In general, modern reciprocating-screw injection molding presses with microprocessor controls capable of closed-loop control are recommended for molding PAI. The press should be fitted with a low compression ratio, constant taper screw. The compression ratio should be between 1.1 and 1.5 to 1, and no check device should be used. The starting mold temperatures are specified as follows:

| Zone | Temp, °F | Temp, °C |
|---|---|---|
| Feed zone | 580 | 304 |
| Middle zone | 620 | 327 |
| Front zone | 650 | 343 |
| Nozzle | 700 | 371 |

The mold temperature should be in the range of 325 to 425 F.

==Other applications==
The high temperature and chemical resistance of polyamide-imides make them in principle suitable for membrane based gas separations. The separation of contaminants such as CO_{2}, H_{2}S, and other impurities from natural gas wells is an important industrial process. Pressures exceeding 1000 psia demand materials with good mechanical stability.

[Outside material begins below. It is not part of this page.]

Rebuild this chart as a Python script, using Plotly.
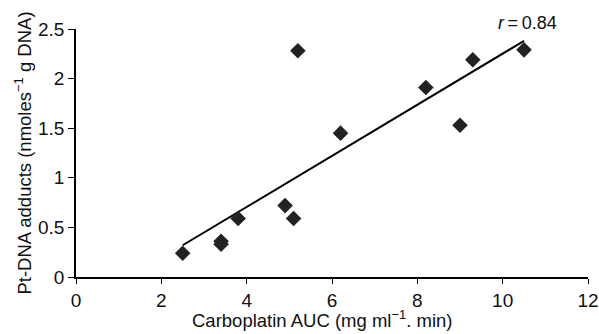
import plotly.graph_objects as go

auc = [2.5, 3.4, 3.4, 3.8, 4.9, 5.1, 5.2, 6.2, 8.2, 9.0, 9.3, 10.5]
adducts = [0.24, 0.36, 0.33, 0.59, 0.72, 0.59, 2.28, 1.45, 1.91, 1.53, 2.19, 2.29]
fit_x = [2.5, 10.5]
fit_y = [0.32, 2.38]
x_ticks = [0, 2, 4, 6, 8, 10, 12]
y_ticks = [0, 0.5, 1, 1.5, 2, 2.5]
y_tick_labels = ["0", "0.5", "1", "1.5", "2", "2.5"]
x_title = "Carboplatin AUC (mg ml<sup>−1</sup>. min)"
y_title = "Pt-DNA adducts (nmoles<sup>−1</sup> g DNA)"

font = "Liberation Sans, Arial, sans-serif"

fig = go.Figure()
fig.add_trace(go.Scatter(x=fit_x, y=fit_y, mode="lines",
                         line=dict(color="#000000", width=2), showlegend=False))
fig.add_trace(go.Scatter(x=auc, y=adducts, mode="markers",
                         marker=dict(symbol="diamond", size=12, color="#222222"),
                         showlegend=False))

fig.add_annotation(x=10.5, y=2.5, xref="x", yref="y", yshift=6, xshift=3,
                   text="<i>r</i>\u2009=\u20090.84", showarrow=False,
                   font=dict(family=font, size=18, color="#111111"))

fig.add_annotation(x=0.5, y=0, xref="paper", yref="paper", yanchor="middle",
                   yshift=-42, xshift=-10, text=x_title, showarrow=False,
                   font=dict(family=font, size=18.5, color="#111111"))

fig.update_layout(
    width=599, height=334,
    margin=dict(l=76, r=11, t=29, b=57),
    paper_bgcolor="white", plot_bgcolor="white",
    font=dict(family=font, size=18, color="#111111"),
    xaxis=dict(range=[0, 12], tickvals=x_ticks, showline=True, linecolor="#000000",
               linewidth=1.5, ticks="outside", ticklen=5, tickcolor="#000000",
               showgrid=False, zeroline=False, automargin=False,
               tickfont=dict(size=19)),
    yaxis=dict(range=[0, 2.5], tickvals=y_ticks, ticktext=y_tick_labels, showline=True,
               linecolor="#000000", linewidth=1.5, ticks="outside", ticklen=6,
               tickcolor="#000000", showgrid=False, zeroline=False, automargin=False,
               tickfont=dict(size=19),
               title=dict(text=y_title, standoff=2, font=dict(size=18.5))),
)

fig.write_html("out.html", config={"displayModeBar": False},
               post_script="document.body.style.margin='0';document.body.style.overflow='hidden';")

The highly polar H_{2}S and polarizable CO_{2} molecules can strongly interact with the polymer membranes causing swelling and plasticization due to high levels of impurities. Polyamide-imides can resist plasticization because of the strong intermolecular interactions arising from the polyimide functions as well as the ability of the polymer chains to hydrogen bond with one another as a result of the amide bond. Although not currently used in any major industrial separation, polyamide-imides could be used for these types of processes where chemical and mechanical stability are required.